Written task =>
Skip the pictures, please, and write out exactly the lines from the opening of the data through the line containing "y_ticks = [0, 2, 4, 6, 8]".

Information supplied =>

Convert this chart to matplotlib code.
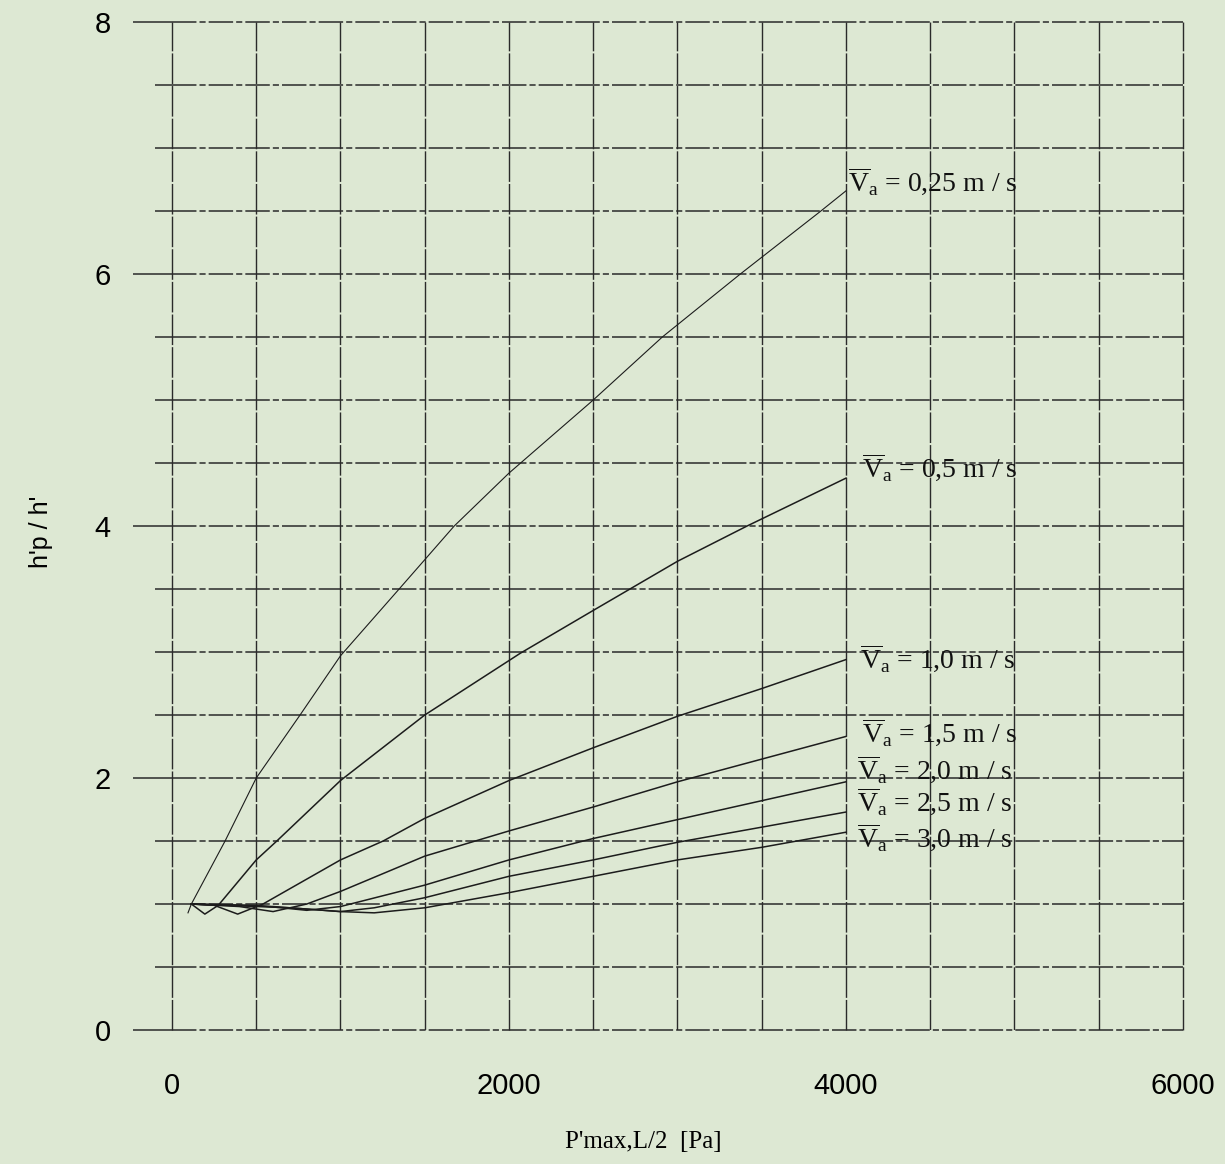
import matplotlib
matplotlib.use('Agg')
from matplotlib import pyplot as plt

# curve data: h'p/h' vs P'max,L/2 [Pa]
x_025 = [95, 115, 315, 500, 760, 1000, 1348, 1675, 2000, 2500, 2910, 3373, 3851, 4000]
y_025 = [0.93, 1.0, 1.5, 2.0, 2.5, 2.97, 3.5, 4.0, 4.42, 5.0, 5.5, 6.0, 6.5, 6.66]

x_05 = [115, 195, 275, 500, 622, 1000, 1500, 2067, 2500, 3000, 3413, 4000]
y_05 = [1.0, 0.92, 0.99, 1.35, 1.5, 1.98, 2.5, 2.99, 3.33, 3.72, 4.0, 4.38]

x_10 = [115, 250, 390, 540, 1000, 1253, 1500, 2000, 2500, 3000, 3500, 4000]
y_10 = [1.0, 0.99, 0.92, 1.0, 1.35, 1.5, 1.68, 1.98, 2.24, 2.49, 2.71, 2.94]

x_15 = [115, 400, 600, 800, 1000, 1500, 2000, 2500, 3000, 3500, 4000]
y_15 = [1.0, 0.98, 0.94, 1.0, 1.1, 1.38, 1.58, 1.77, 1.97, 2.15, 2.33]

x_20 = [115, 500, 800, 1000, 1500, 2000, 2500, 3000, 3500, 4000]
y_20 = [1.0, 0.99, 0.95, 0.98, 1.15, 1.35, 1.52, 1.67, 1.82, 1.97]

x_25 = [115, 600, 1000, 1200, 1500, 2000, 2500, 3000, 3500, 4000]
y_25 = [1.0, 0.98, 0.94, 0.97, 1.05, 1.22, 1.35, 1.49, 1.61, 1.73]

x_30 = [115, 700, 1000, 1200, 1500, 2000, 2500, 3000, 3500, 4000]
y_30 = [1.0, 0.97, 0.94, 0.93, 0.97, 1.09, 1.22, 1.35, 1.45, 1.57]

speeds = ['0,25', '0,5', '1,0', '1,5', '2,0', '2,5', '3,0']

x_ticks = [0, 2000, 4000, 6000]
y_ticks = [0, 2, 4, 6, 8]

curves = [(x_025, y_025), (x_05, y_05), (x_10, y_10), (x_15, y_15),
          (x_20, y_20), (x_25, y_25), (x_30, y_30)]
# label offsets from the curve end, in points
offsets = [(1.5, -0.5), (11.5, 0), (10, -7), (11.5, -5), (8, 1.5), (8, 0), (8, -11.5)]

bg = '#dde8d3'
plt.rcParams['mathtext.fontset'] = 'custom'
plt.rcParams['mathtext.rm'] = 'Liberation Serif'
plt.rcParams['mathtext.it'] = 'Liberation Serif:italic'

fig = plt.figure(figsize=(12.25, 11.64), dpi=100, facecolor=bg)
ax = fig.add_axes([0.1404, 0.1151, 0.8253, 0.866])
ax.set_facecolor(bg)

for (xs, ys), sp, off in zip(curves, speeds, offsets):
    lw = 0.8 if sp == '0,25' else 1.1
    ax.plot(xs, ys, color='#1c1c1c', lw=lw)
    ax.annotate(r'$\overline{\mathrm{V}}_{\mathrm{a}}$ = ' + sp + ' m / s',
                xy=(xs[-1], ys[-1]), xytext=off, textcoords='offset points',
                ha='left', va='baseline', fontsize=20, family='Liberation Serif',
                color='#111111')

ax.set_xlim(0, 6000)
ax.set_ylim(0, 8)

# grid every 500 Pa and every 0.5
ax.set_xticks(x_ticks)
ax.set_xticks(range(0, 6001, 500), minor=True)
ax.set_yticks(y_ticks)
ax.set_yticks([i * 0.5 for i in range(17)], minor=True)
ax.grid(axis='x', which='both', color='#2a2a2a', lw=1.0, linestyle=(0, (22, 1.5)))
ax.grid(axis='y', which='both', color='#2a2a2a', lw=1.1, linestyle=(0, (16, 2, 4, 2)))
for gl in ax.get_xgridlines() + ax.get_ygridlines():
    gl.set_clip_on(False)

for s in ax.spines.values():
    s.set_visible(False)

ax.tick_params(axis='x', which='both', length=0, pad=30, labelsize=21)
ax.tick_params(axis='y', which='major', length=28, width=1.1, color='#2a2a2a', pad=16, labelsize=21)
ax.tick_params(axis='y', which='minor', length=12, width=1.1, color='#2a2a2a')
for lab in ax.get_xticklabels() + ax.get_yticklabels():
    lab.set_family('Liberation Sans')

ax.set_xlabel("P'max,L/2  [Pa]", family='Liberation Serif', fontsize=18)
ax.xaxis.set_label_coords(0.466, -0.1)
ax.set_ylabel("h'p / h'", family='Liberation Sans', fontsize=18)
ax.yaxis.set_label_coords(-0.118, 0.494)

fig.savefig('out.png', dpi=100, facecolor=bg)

Result of this task =>
Convert this chart to matplotlib code.
import matplotlib
matplotlib.use('Agg')
from matplotlib import pyplot as plt

# curve data: h'p/h' vs P'max,L/2 [Pa]
x_025 = [95, 115, 315, 500, 760, 1000, 1348, 1675, 2000, 2500, 2910, 3373, 3851, 4000]
y_025 = [0.93, 1.0, 1.5, 2.0, 2.5, 2.97, 3.5, 4.0, 4.42, 5.0, 5.5, 6.0, 6.5, 6.66]

x_05 = [115, 195, 275, 500, 622, 1000, 1500, 2067, 2500, 3000, 3413, 4000]
y_05 = [1.0, 0.92, 0.99, 1.35, 1.5, 1.98, 2.5, 2.99, 3.33, 3.72, 4.0, 4.38]

x_10 = [115, 250, 390, 540, 1000, 1253, 1500, 2000, 2500, 3000, 3500, 4000]
y_10 = [1.0, 0.99, 0.92, 1.0, 1.35, 1.5, 1.68, 1.98, 2.24, 2.49, 2.71, 2.94]

x_15 = [115, 400, 600, 800, 1000, 1500, 2000, 2500, 3000, 3500, 4000]
y_15 = [1.0, 0.98, 0.94, 1.0, 1.1, 1.38, 1.58, 1.77, 1.97, 2.15, 2.33]

x_20 = [115, 500, 800, 1000, 1500, 2000, 2500, 3000, 3500, 4000]
y_20 = [1.0, 0.99, 0.95, 0.98, 1.15, 1.35, 1.52, 1.67, 1.82, 1.97]

x_25 = [115, 600, 1000, 1200, 1500, 2000, 2500, 3000, 3500, 4000]
y_25 = [1.0, 0.98, 0.94, 0.97, 1.05, 1.22, 1.35, 1.49, 1.61, 1.73]

x_30 = [115, 700, 1000, 1200, 1500, 2000, 2500, 3000, 3500, 4000]
y_30 = [1.0, 0.97, 0.94, 0.93, 0.97, 1.09, 1.22, 1.35, 1.45, 1.57]

speeds = ['0,25', '0,5', '1,0', '1,5', '2,0', '2,5', '3,0']

x_ticks = [0, 2000, 4000, 6000]
y_ticks = [0, 2, 4, 6, 8]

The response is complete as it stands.